Va detto che c’è un altro problema. Sarà pure arrivato dalla Liguria l’ex deputato Giacomo Chiappori, saranno venuti anche «alcuni amici veneti». Ma la piazza, che certo non è la Piazza Rossa, non si può dire straripante, ci saranno, ad essere generosi, un paio di centinaia di persone. Un po’ pochine per parlare come fa qualcuno dei presenti di «inizio della riscossa».
Del resto, al capo opposto della Padania, in Veneto, anche Maroni sceglie il profilo basso: «Io non faccio il rottamatore — osserva — per me è un’espressione orrenda. Ma il partito deve puntare su una guida giovane».
In ogni caso, un primo risultato le sortite del fondatore l’hanno già determinato: il congresso federale straordinario che Maroni immaginava per la prossima primavera — e cioè, prima della maxi tornata elettorale — con ogni probabilità sarà spostato. Resta da decidere il quando. «Una cosa — ha detto Maroni ai suoi — sarebbe stata un congresso unitario in cui tutto il movimento avrebbe avviato insieme il rinnovamento necessario. Altra cosa, e ben diversa, è quella che si sta profilando: un congresso ad alta conflittualità in cui, al di là del risultato, ci sarebbero polemiche e titolacci sui giornali». E dunque, gli estremi dell’alternativa sono due: un anticipo (rischioso) al prossimo autunno, oppure la scadenza naturale del mandato. In mezzo, tutte le possibili modulazioni determinate dal calendario politico, dalla tenuta del governo, dall’opportunità, dalle valutazioni del divenire. Sempre che il movimento non trovi prima una nuova pace.

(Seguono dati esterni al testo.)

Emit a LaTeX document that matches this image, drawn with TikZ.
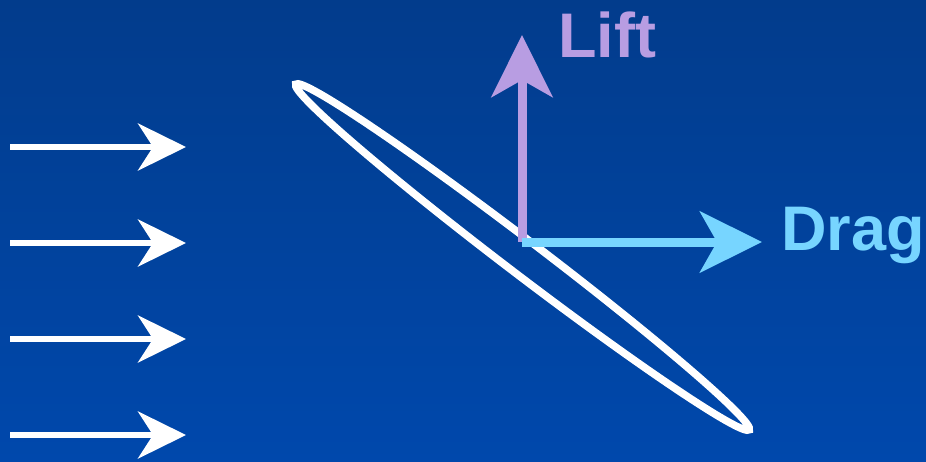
\documentclass[tikz,border=0pt]{standalone}
\usepackage{fontspec}
\usepackage{tikz}
\usetikzlibrary{arrows.meta,positioning}
\newfontfamily\labelfont{Liberation Sans}
\definecolor{bgtop}{RGB}{2,60,140}
\definecolor{bgbot}{RGB}{0,72,172}
\definecolor{liftcol}{RGB}{184,157,226}
\definecolor{dragcol}{RGB}{119,213,255}
\tikzset{
    flow/.style={white,line width=6pt,-{Stealth[length=48pt,width=47pt,inset=15pt]}},
    force/.style={line width=9pt,-{Stealth[length=62pt,width=61pt,inset=17pt]}},
    forcelabel/.style={anchor=base west,inner sep=0pt,font=\labelfont\bfseries\fontsize{63}{70}\selectfont}
}
\begin{document}
\begin{tikzpicture}[x=1pt,y=-1pt]
\useasboundingbox (0,0) rectangle (926,461);
\shade[top color=bgtop,bottom color=bgbot] (0,0) rectangle (926,461);
% oncoming air
\foreach \y [count=\i] in {147,243,339,435}
{
    \coordinate (in\i) at (10,\y);
    \coordinate (out\i) at (186,\y);
    \draw[flow] (in\i) -- (out\i);
}
% plate
\coordinate (plate) at (522.5,257);
\draw[white,line width=7.5pt,rotate around={-37.3:(plate)}] (plate) ellipse [x radius=285,y radius=17];
% forces
\coordinate (o) at (522,242);
\coordinate (liftTip) at (522,35);
\coordinate (dragTip) at (762,242);
\draw[force,liftcol] (o) -- (liftTip);
\draw[force,dragcol] (o) -- (dragTip);
\node[forcelabel,text=liftcol] (lift) at (558,57) {Lift};
\node[forcelabel,text=dragcol] (drag) at (781,250) {Drag};
\end{tikzpicture}
\end{document}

Il cannoneggiare bossiano ha comunque spinto il capogruppo nordista alla Camera, Giancarlo Giorgetti, a dare forfait al comizio che avrebbe dovuto tenere ieri sera. Da dirigente di primissimo piano del nuovo corso maronita, il rischio sarebbe stato quello di doversi ritrovare a commentare le possibili dichiarazioni alla nitroglicerina del fondatore. Che peraltro non sono arrivate.